Agility vs Momentum
We have a pronounced tendency to keep doing whatever we've always done, the way we've always done it. The momentum of our life is like a huge container ship that takes a precariously long time & distance to change direction or stop. This inability to quickly adapt to present situations is similar to the psychological concept of "sunk-cost bias."
"The sunk-cost bias, also known as the sunk-cost effect or sunk-cost fallacy, is the 'tendency to continue an endeavor once an investment in money, effort, or time has been made'. It often underlies escalation of commitment or entrapment. Although disastrous military campaigns and overbudget public-works projects are publicly visible cases, the sunk-cost bias also manifests itself on a smaller scale for people during everyday life. For example, it can be surprisingly difficult to sell a stock that has fallen in value, to ignore bad advice that one has paid for, or to delete carefully written text from a manuscript. Explanations for the sunk-cost bias include loss aversion, self-justification, and the desire not to appear wasteful.
Answering a call for more research about how to improve decision making and reduce biases, we investigated the relationship between mindfulness and resistance to the sunk-cost bias through one correlational and three experimental studies. In Study 1, a correlational study, we demonstrated a significant positive relationship between trait mindfulness and resistance to the sunk-cost bias. In Studies 2a and 2b, both experiments, we found that a 15-min mindfulness-meditation induction significantly increased resistance to the sunk-cost bias relative to a control induction (the mind-wandering condition). In Study 3, also an experiment, we found that the influence of mindfulness meditation on resistance to the sunk-cost bias was mediated by decreased temporal focus on the future and past and by decreased state negative affect. More specifically, Study 3 found that mindfulness meditation decreased temporal focus on the future and past, which then reduced negative affect, which in turn led to greater resistance to the sunk-cost bias.
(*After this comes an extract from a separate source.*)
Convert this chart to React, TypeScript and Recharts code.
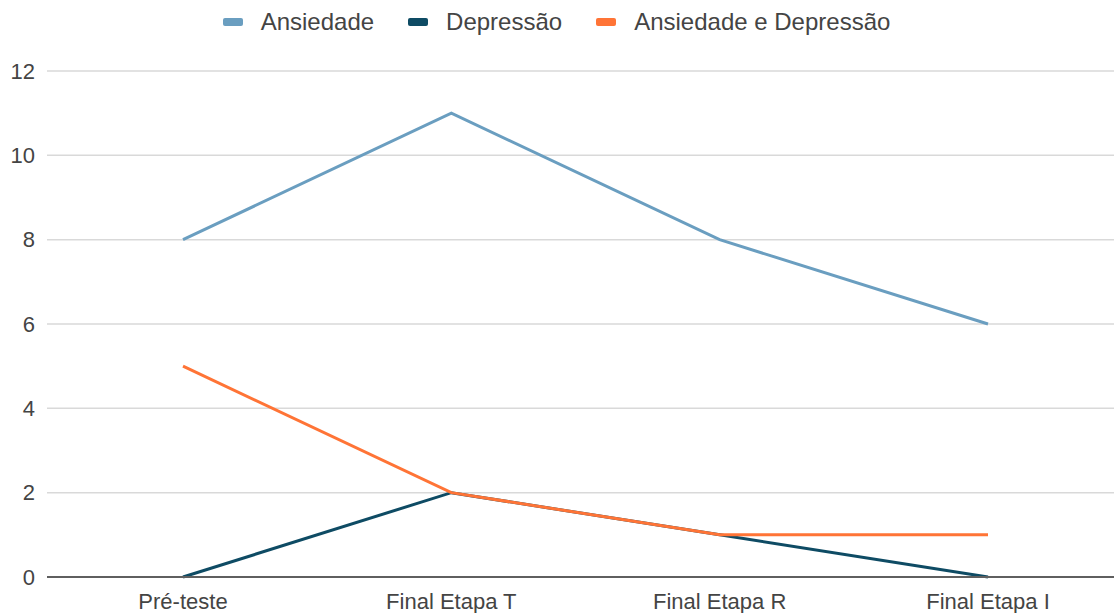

In sum, our studies show that in addition to having the previously documented benefits on subjective well-being, mindfulness improves decision making through increasing resistance to the sunk-cost bias."
Andrew C. Hafenbrack, Zoe Kinias, Sigal G. Barsade. "Debiasing the Mind Through Meditation: Mindfulness and the Sunk-Cost Bias." Psychological Science 2014; 25(2): 369–376.
With mindfulness practice, we gain mental / emotional agility as we increasingly stabilize awareness in the present moment. The common, lumbering momentum of our life - like being helplessly stuck in a glider plane, changes with mindfulness practice towards being more like being in a helicopter, where we can stop quickly & easily as needed, hover to reorient, pivot, and readily go in any chosen direction. This is real-time freedom of choice, based on what is happening right now.